First published in the Wakefield Daily Item, August 29,2023.
I guess we struck a nerve with Mark Sardella on the new Voke project. Well, at least it provides him a much-needed break from writing about the high school logo.
Seriously, it’s rich for Sardella to call forest advocates “Voke truthers.” Arms flailing, he claims that we “cannot fathom how anyone could have a different opinion from [ours].” Actually, I totally understand how others might see things differently, so, in a measured way, I try to persuade them with my view of the facts and history. It is NEMT project leaders and Wakefield town leaders who stonewall, evade, and ignore with their silence.
And it is Sardella who resorts (in almost everything he writes, to be honest) to ad hominem attacks. In his column, he derides us as “truthers,” “true believers,” conspiracy theorists, “Save the Forest martyrs,” and “the tin-foil hat crowd.” It reminds me of how certain folks, when confronted with facts they don’t like, simply start shouting “FAKE NEWS!”
Sardella says he wants to “get a few things straight once and for all” regarding the new project.
He says we’ve given the impression that the hilltop site for the school is “part of Breakheart Reservation.” Really? Who has said that? No one that I know of.
With regard to the NEMT project leaders not being transparent and forthcoming about the hilltop site, he claims NEMT “officials did not try to ‘hide’ the location from the public. Why would they? Why would it even occur to them that anyone would object to their using this small, wooded parcel for their new school…?” Well, it is actually their job and responsibility as public leaders for this sort of thing to occur to them. And in fact, it seems obvious that it did occur to them that people would object to their plan to use the hilltop site, and that they acted accordingly to push their plan through without engaging appropriately with the Wakefield community.
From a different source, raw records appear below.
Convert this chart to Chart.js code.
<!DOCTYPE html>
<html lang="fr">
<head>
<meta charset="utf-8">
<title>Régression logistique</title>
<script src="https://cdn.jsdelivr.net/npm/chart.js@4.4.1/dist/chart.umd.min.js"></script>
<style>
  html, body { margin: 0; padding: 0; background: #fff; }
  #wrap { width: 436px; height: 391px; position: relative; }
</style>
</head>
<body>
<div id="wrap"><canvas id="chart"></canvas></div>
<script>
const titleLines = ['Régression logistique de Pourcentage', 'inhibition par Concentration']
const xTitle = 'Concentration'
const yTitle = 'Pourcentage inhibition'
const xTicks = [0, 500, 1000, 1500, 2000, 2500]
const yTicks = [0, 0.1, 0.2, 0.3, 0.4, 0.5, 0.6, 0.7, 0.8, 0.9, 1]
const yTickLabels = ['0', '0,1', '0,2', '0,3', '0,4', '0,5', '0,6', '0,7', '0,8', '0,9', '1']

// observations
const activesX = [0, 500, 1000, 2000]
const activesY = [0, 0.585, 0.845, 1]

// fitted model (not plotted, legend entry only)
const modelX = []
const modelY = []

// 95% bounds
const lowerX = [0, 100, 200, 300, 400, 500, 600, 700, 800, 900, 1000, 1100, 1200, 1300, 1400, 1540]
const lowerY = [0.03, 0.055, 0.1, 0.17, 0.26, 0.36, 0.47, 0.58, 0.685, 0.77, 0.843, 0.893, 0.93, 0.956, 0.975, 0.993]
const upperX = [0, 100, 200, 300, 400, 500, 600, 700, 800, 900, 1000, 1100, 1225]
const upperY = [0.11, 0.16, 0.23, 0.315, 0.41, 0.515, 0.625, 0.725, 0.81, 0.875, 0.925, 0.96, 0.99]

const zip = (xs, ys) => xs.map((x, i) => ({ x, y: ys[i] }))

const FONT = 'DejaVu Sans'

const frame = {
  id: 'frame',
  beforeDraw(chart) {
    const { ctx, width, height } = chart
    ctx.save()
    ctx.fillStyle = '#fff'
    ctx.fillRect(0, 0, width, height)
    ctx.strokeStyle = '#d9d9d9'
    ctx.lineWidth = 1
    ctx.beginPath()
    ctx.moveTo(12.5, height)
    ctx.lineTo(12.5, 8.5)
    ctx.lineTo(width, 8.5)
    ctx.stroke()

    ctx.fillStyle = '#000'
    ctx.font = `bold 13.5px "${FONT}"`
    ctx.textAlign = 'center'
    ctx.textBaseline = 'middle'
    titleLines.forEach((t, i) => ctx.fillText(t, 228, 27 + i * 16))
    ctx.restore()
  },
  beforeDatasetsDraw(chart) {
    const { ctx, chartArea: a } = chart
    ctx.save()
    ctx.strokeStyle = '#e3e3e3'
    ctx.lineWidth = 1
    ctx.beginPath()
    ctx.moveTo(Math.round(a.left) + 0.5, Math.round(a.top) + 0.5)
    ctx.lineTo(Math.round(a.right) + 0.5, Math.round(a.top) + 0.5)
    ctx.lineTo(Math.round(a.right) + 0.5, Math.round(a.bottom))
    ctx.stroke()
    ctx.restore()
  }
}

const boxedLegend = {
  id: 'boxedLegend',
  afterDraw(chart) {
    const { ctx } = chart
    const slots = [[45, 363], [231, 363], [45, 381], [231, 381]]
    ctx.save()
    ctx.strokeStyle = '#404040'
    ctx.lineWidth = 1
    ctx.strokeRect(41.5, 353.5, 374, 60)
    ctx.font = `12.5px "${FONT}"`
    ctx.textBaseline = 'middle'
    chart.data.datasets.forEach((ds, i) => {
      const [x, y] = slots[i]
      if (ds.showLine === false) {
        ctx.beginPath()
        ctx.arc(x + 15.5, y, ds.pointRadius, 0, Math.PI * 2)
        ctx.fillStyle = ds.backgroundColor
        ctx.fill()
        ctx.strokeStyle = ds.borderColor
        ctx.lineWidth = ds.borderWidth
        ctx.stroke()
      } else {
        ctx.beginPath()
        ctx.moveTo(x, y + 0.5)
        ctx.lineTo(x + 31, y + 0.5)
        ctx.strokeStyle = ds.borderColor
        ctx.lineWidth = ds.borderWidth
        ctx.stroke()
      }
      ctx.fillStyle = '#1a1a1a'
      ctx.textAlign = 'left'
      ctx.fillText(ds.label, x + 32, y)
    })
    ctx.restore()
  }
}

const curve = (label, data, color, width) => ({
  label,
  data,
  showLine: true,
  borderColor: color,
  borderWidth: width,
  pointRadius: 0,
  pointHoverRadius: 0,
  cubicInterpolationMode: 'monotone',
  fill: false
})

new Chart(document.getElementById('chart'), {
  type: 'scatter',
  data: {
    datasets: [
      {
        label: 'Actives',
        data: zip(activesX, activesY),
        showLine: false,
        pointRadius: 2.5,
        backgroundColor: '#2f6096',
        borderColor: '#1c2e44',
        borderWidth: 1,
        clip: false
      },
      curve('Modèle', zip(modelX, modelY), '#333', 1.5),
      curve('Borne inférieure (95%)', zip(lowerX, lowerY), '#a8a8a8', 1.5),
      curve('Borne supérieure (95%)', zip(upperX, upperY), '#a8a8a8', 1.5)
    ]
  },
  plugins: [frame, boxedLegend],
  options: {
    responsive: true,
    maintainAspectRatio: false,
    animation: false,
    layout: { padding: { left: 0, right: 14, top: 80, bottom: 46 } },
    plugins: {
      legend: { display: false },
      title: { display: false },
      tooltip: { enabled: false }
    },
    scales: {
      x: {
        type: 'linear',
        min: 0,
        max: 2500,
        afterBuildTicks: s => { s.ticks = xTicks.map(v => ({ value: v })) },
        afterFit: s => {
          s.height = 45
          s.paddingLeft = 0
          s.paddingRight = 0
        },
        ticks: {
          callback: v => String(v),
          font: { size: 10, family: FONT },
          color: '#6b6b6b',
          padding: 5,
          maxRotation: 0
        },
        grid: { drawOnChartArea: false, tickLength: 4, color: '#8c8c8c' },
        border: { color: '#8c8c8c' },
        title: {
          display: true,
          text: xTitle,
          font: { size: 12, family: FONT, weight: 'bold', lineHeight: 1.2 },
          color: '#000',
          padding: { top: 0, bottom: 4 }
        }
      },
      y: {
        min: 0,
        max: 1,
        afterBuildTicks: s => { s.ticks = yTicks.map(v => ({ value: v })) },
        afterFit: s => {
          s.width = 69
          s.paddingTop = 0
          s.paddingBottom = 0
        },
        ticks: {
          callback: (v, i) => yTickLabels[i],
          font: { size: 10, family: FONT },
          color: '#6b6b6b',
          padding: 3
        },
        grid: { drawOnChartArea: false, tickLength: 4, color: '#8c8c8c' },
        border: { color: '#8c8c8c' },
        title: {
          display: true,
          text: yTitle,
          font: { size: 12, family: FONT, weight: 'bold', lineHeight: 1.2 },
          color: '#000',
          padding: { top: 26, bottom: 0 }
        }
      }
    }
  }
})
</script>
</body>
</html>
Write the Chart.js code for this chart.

Sardella cites one Con Com meeting at which a notice of the hilltop site for the new school was presented. But as was laid out clearly in an Open Meeting Law Complaint in March, NEMT officials were extremely spotty and inconsistent about posting meeting notices and agendas for meetings from 2018-2022. As I’ve noted before, how are residents supposed to know about a meeting if it’s not posted? How are residents supposed to know if there will be deliberations or votes on certain issues if no agenda is posted?
Sardella mentions the Town Meeting in November 2021. Thank you for bringing that up. This was the biggest public meeting at which the project would be presented, with the highest potential for bringing it to the attention of the general Wakefield voting population. But, wouldn’t you know it, the slide projector that would actually show attendees the planned hilltop site wasn’t working. This was a mere two months before the January 2022 funding vote. Just bad luck, I guess. (And before you shout “FAKE NEWS!” again, the person who reminded me of this glitch was actually a Town Councilor.)
Finally, Sardella plays the democracy card. In his view: you voted for it, it’s done, no do-overs. But democracy is only as good and effective as the leaders and processes involved in enacting it. And this is a clear case in which the process was, at best, extremely flawed; what seems more likely, and actually what seems obvious to me and anyone looking at how things have played out (especially those with any experience being involved in big public projects), is that the process was shaped in a way that downplayed the shift to the hilltop site, misleading voters and resulting in many Wakefieldians learning about it only after the funding vote.
In one sense, Sardella is right that there are no do-overs: if we destroy this beautiful, unique and priceless forest, this natural treasure of Wakefield, it will be gone forever. That is the ultimate, irrefutable truth of this sad situation.